— begin —
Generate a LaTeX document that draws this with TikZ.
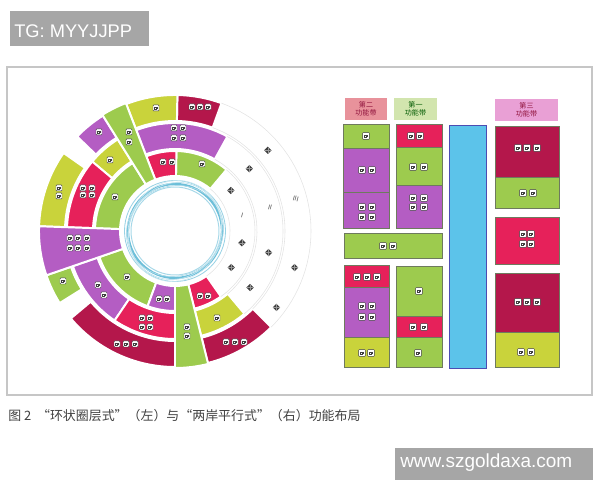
\documentclass[tikz,border=0pt]{standalone}
\usepackage{fontspec}
\newfontfamily\cjk{Noto Sans CJK SC}
\newfontfamily\arial{Liberation Sans}
\definecolor{ringyellow}{HTML}{C9D33B}
\definecolor{ringgreen}{HTML}{9DCB4E}
\definecolor{ringpurple}{HTML}{B45DC3}
\definecolor{ringred}{HTML}{E6215A}
\definecolor{ringcrimson}{HTML}{B4174B}
\definecolor{ringblue}{HTML}{6DBFD9}
\definecolor{riverblue}{HTML}{5CC3EA}
\definecolor{headpink}{HTML}{E8929B}
\definecolor{headgreen}{HTML}{D2E5AE}
\definecolor{headmagenta}{HTML}{E9A0D5}
\definecolor{boxedge}{HTML}{6E7A5E}
\definecolor{markgray}{HTML}{A6A6A6}
% one sector of a ring: colour, start angle, end angle, inner and outer radius
\newcommand{\annseg}[5]{%
  \filldraw[fill=#1,draw=white,line width=1.4pt] (#2:#4) arc[start angle=#2,end angle=#3,radius=#4]
    -- (#3:#5) arc[start angle=#3,end angle=#2,radius=#5] -- cycle;}
\begin{document}
\begin{tikzpicture}[x=0.025cm,y=0.025cm]
        % Styles
        \tikzstyle{icon}=[draw=black!75,fill=white,line width=0.35pt,rounded corners=0.5pt,minimum size=0.15cm,inner sep=0pt,
            path picture={\draw[black!75,line width=0.35pt,sharp corners] ([xshift=-1.1pt,yshift=-1pt]path picture bounding box.center) rectangle ([xshift=0.3pt,yshift=0.7pt]path picture bounding box.center)
              ([xshift=0.7pt,yshift=-1pt]path picture bounding box.center) -- ++(0,1.7pt);}]
        \tikzstyle{big icon}=[icon,minimum size=0.17cm]
        \tikzstyle{dark mark}=[fill=black!75,rotate=45,minimum size=0.13cm,inner sep=0pt,
            path picture={\draw[black!40,line width=0.25pt] (path picture bounding box.north) -- (path picture bounding box.south)
              (path picture bounding box.west) -- (path picture bounding box.east);}]
        \tikzstyle{roman}=[font=\arial\fontsize{5}{5}\selectfont,text=black!65,inner sep=0pt]
        \tikzstyle{band}=[draw=boxedge,line width=0.6pt]
        \tikzstyle{head}=[font=\cjk\fontsize{5}{6}\selectfont,align=center,inner sep=0pt,minimum height=0.55cm]
        \tikzstyle{faint}=[gray!22,line width=0.4pt]
        \useasboundingbox (0,0) rectangle (600,480);
        %The graphic
        %frame and watermarks
        \draw[gray!45,line width=1.3pt] (7,85) rectangle (592,413);
        \fill[markgray] (10,434) rectangle (149,469);
        \node[anchor=base west,inner sep=0pt,text=white,font=\arial\fontsize{13}{13}\selectfont] (tag) at (14,442.7) {TG: MYYJJPP};
        \fill[markgray] (395,0) rectangle (593,32);
        \node[anchor=base west,inner sep=0pt,text=white,font=\arial\fontsize{13.5}{13.5}\selectfont] (site) at (400,12) {www.szgoldaxa.com};
        \node[anchor=west,inner sep=0pt,text=black!75,font=\cjk\fontsize{9.2}{10}\selectfont] (caption) at (8,64)
            {图 2 \ “环状圈层式”（左）与“两岸平行式”（右）功能布局};
        %rings
        \begin{scope}[shift={(175,249)}]
            \foreach \c/\a/\b/\r/\R in {ringgreen/50/89/55/80, ringred/89/111/55/80, ringgreen/122/178/55/80,
                ringgreen/199/250/55/80, ringpurple/250/270/55/80, ringred/284/305/55/80,
                ringpurple/61/111/82/108, ringyellow/122/140/82/108, ringred/140/178/82/108,
                ringpurple/199/236/82/108, ringred/236/270/82/108, ringyellow/284/310/82/108,
                ringcrimson/70/89/110/136, ringyellow/89/111/110/136, ringpurple/122/136/110/136,
                ringyellow/145/178/110/136, ringgreen/199/212/110/136, ringcrimson/220/270/110/136,
                ringcrimson/284/315/110/136,
                ringgreen/111/122/55/137, ringpurple/178/199/55/136, ringgreen/270/284/55/137}
            \annseg{\c}{\a}{\b}{\r}{\R};
            % empty sectors on the right
            \foreach \a/\b/\r in {-55/50/55, -55/50/80, -50/61/82, -50/61/108, -45/70/110, -45/70/136}
            \draw[faint] (\a:\r) arc[start angle=\a,end angle=\b,radius=\r];
            \foreach \a/\r [count=\i] in {36/69, 40/97, 41/123, -10/68, -13/96, -17/125, -33/67, -37/94, -37/127}
            \node[dark mark] (dm-\i) at (\a:\r) {};
            \node[roman,rotate=-15] (ring I) at (13:69) {I};
            \node[roman,rotate=-15] (ring II) at (14:98) {II};
            \node[roman,rotate=-15] (ring III) at (15:125) {III};
            % water in the middle
            \draw[ringblue,line width=1.6pt] (0,0) circle[radius=47];
            \draw[ringblue!60,line width=0.7pt] (0,0) circle[radius=44];
            \draw[ringblue!70,line width=0.6pt] (0,0) circle[radius=50.5];
            \draw[ringblue!55,line width=0.5pt,rotate=20] (0,0) ellipse[x radius=49,y radius=45];
            \draw[ringblue!45,line width=0.5pt,rotate=-30] (0,0) ellipse[x radius=45.5,y radius=49.5];
            \draw[ringblue!35,line width=0.4pt,rotate=70] (0,0) ellipse[x radius=51,y radius=46.5];
        \end{scope}
        \foreach \x/\y [count=\i] in {156/372, 192/373, 200/373, 208/373, 174/352, 183/352, 174/342, 183/342,
            163/318, 172/318, 202/316, 129/348, 129/338, 99/348, 110/320,
            83/292, 92/292, 83/285, 92/285, 59/292, 59/284, 115/283,
            70/242, 78/242, 87/242, 70/232, 78/232, 87/232, 63/199, 98/195, 104/185, 127/203,
            159/181, 167/181, 142/162, 150/162, 142/153, 150/153, 117/136, 126/136, 135/136,
            187/153, 187/144, 200/184, 208/184, 217/162, 226/138, 235/138, 244/138}
        \node[icon] (ring icon \i) at (\x,\y) {};
        %bands
        \node[head,fill=headpink,text=ringcrimson!80!black,minimum width=1.05cm] (band two) at (366,371) {第二\\功能带};
        \node[head,fill=headgreen,text=green!35!black,minimum width=1.075cm] (band one) at (415.5,371) {第一\\功能带};
        \node[head,fill=headmagenta,text=ringcrimson!80!black,minimum width=1.575cm] (band three) at (526.5,370) {第三\\功能带};
        \foreach \c/\xa/\ya/\xb/\yb in {ringgreen/343/332/389/356, ringpurple/343/288/389/332, ringpurple/343/252/389/288,
            ringgreen/344/222/442/247,
            ringred/344/193/389/215, ringpurple/344/143/389/193, ringyellow/344/113/389/143,
            ringred/396/333/442/356, ringgreen/396/295/442/333, ringpurple/396/252/442/295,
            ringgreen/396/164/442/214, ringred/396/143/442/164, ringgreen/396/113/442/143,
            ringcrimson/495/303/559/354, ringgreen/495/272/559/303, ringred/495/216/559/263,
            ringcrimson/495/148/559/207, ringyellow/495/113/559/148}
        \draw[band,fill=\c] (\xa,\ya) rectangle (\xb,\yb);
        \draw[band,draw=gray!60!blue,fill=riverblue] (449,112) rectangle (486,355);
        \foreach \x/\y [count=\i] in {366/344, 362/310, 372/310, 362/273, 372/273, 362/263, 372/263,
            411/344, 420/344, 413/313, 424/313, 413/282, 424/282, 413/273, 424/273,
            383/234, 393/234, 357/203, 367/203, 377/203, 362/174, 372/174, 362/163, 372/163,
            362/127, 371/127, 419/189, 413/153, 424/153, 418/127,
            518/332, 527/332, 537/332, 523/287, 533/287, 523/246, 531/246, 523/236, 531/236,
            518/178, 527/178, 537/178, 521/128, 531/128}
        \node[big icon] (band icon \i) at (\x,\y) {};
\end{tikzpicture}
\end{document}
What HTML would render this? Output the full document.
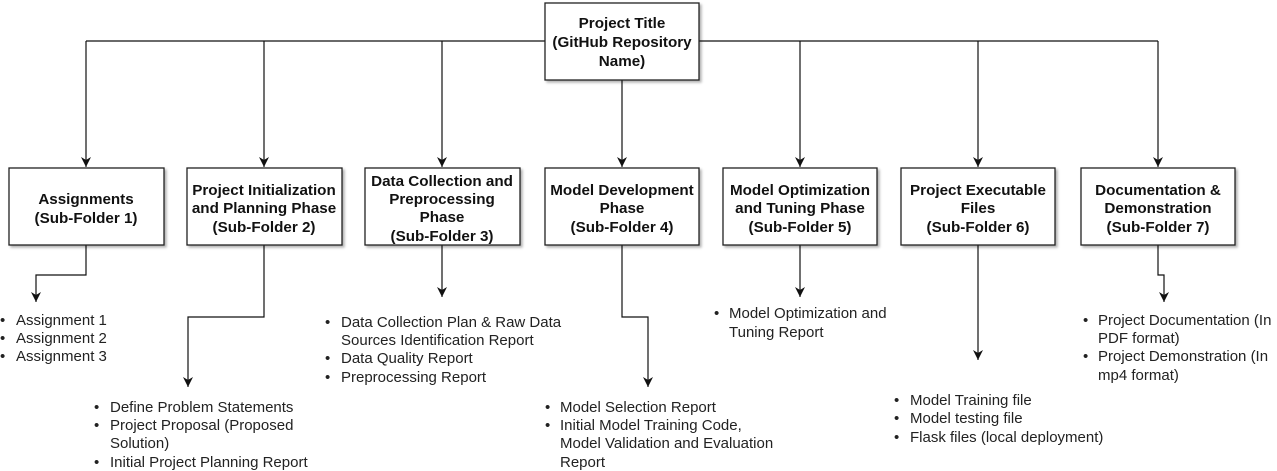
<!DOCTYPE html>
<html><head><meta charset="utf-8"><style>
html,body{margin:0;padding:0;background:#fff;}
svg{display:block;}
.b{font-family:"Liberation Sans",Arial,sans-serif;font-weight:bold;font-size:15.2px;fill:#111;text-anchor:middle;}
.t{font-family:"Liberation Sans",Arial,sans-serif;font-size:15px;fill:#222;}
</style></head><body>
<svg width="1277" height="471" viewBox="0 0 1277 471" xmlns="http://www.w3.org/2000/svg">
<defs>
<filter id="sh" x="-10%" y="-10%" width="130%" height="130%"><feDropShadow dx="2" dy="2" stdDeviation="1.2" flood-color="#000" flood-opacity="0.3"/></filter>
<marker id="ar" markerWidth="12" markerHeight="12" refX="10" refY="5" orient="auto" markerUnits="userSpaceOnUse"><path d="M0,0 L10,5 L0,10 L3,5 Z" fill="#111"/></marker>
</defs>
<g stroke="#111" stroke-width="1.2" fill="none">
<path d="M86,41 H1158"/>
<path d="M86,41 V167" marker-end="url(#ar)"/>
<path d="M264,41 V167" marker-end="url(#ar)"/>
<path d="M442,41 V167" marker-end="url(#ar)"/>
<path d="M622,80 V167" marker-end="url(#ar)"/>
<path d="M800,41 V167" marker-end="url(#ar)"/>
<path d="M978,41 V167" marker-end="url(#ar)"/>
<path d="M1158,41 V167" marker-end="url(#ar)"/>
<path d="M86,245 V275 H36 V302" marker-end="url(#ar)"/>
<path d="M264,245 V317 H188 V387" marker-end="url(#ar)"/>
<path d="M442,245 V297" marker-end="url(#ar)"/>
<path d="M622,245 V317 H648 V387" marker-end="url(#ar)"/>
<path d="M800,245 V297" marker-end="url(#ar)"/>
<path d="M978,245 V360" marker-end="url(#ar)"/>
<path d="M1158,245 V275 H1164 V302" marker-end="url(#ar)"/>
</g>
<g fill="#fff" stroke="#222" stroke-width="1.3" filter="url(#sh)">
<rect x="545" y="3" width="154" height="77"/>
<rect x="9" y="168" width="155" height="77"/>
<rect x="187" y="168" width="155" height="77"/>
<rect x="365" y="168" width="155" height="77"/>
<rect x="545" y="168" width="154" height="77"/>
<rect x="723" y="168" width="154" height="77"/>
<rect x="901" y="168" width="154" height="77"/>
<rect x="1081" y="168" width="154" height="77"/>
</g>
<text class="b"><tspan x="622" y="28">Project Title</tspan><tspan x="622" y="47">(GitHub Repository</tspan><tspan x="622" y="66">Name)</tspan></text>
<text class="b"><tspan x="86" y="204">Assignments</tspan><tspan x="86" y="223">(Sub-Folder 1)</tspan></text>
<text class="b"><tspan x="264" y="195">Project Initialization</tspan><tspan x="264" y="213">and Planning Phase</tspan><tspan x="264" y="232">(Sub-Folder 2)</tspan></text>
<text class="b"><tspan x="442" y="186">Data Collection and</tspan><tspan x="442" y="204">Preprocessing</tspan><tspan x="442" y="222">Phase</tspan><tspan x="442" y="241">(Sub-Folder 3)</tspan></text>
<text class="b"><tspan x="622" y="195">Model Development</tspan><tspan x="622" y="213">Phase</tspan><tspan x="622" y="232">(Sub-Folder 4)</tspan></text>
<text class="b"><tspan x="800" y="195">Model Optimization</tspan><tspan x="800" y="213">and Tuning Phase</tspan><tspan x="800" y="232">(Sub-Folder 5)</tspan></text>
<text class="b"><tspan x="978" y="195">Project Executable</tspan><tspan x="978" y="213">Files</tspan><tspan x="978" y="232">(Sub-Folder 6)</tspan></text>
<text class="b"><tspan x="1158" y="195">Documentation &amp;</tspan><tspan x="1158" y="213">Demonstration</tspan><tspan x="1158" y="232">(Sub-Folder 7)</tspan></text>
<text class="t"><tspan x="0" y="325">•</tspan><tspan x="16" y="325">Assignment 1</tspan><tspan x="0" y="343">•</tspan><tspan x="16" y="343">Assignment 2</tspan><tspan x="0" y="361">•</tspan><tspan x="16" y="361">Assignment 3</tspan></text>
<text class="t"><tspan x="94" y="412">•</tspan><tspan x="110" y="412">Define Problem Statements</tspan><tspan x="94" y="430">•</tspan><tspan x="110" y="430">Project Proposal (Proposed</tspan><tspan x="110" y="448">Solution)</tspan><tspan x="94" y="467">•</tspan><tspan x="110" y="467">Initial Project Planning Report</tspan></text>
<text class="t"><tspan x="325" y="327">•</tspan><tspan x="341" y="327">Data Collection Plan &amp; Raw Data</tspan><tspan x="341" y="345">Sources Identification Report</tspan><tspan x="325" y="363">•</tspan><tspan x="341" y="363">Data Quality Report</tspan><tspan x="325" y="382">•</tspan><tspan x="341" y="382">Preprocessing Report</tspan></text>
<text class="t"><tspan x="545" y="412">•</tspan><tspan x="560" y="412">Model Selection Report</tspan><tspan x="545" y="430">•</tspan><tspan x="560" y="430">Initial Model Training Code,</tspan><tspan x="560" y="448">Model Validation and Evaluation</tspan><tspan x="560" y="467">Report</tspan></text>
<text class="t"><tspan x="714" y="318">•</tspan><tspan x="729" y="318">Model Optimization and</tspan><tspan x="729" y="337">Tuning Report</tspan></text>
<text class="t"><tspan x="894" y="405">•</tspan><tspan x="910" y="405">Model Training file</tspan><tspan x="894" y="423">•</tspan><tspan x="910" y="423">Model testing file</tspan><tspan x="894" y="442">•</tspan><tspan x="910" y="442">Flask files (local deployment)</tspan></text>
<text class="t"><tspan x="1083" y="325">•</tspan><tspan x="1098" y="325">Project Documentation (In</tspan><tspan x="1098" y="343">PDF format)</tspan><tspan x="1083" y="361">•</tspan><tspan x="1098" y="361">Project Demonstration (In</tspan><tspan x="1098" y="380">mp4 format)</tspan></text>
</svg>
</body></html>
— end —
▶ _DIRECTIVE_:
Find every line in the records above that contains the word "this", and copy each one.

▶ _PROBLEM SOLUTION_:
Generate a LaTeX document that draws this with TikZ.
What HTML would render this? Output the full document.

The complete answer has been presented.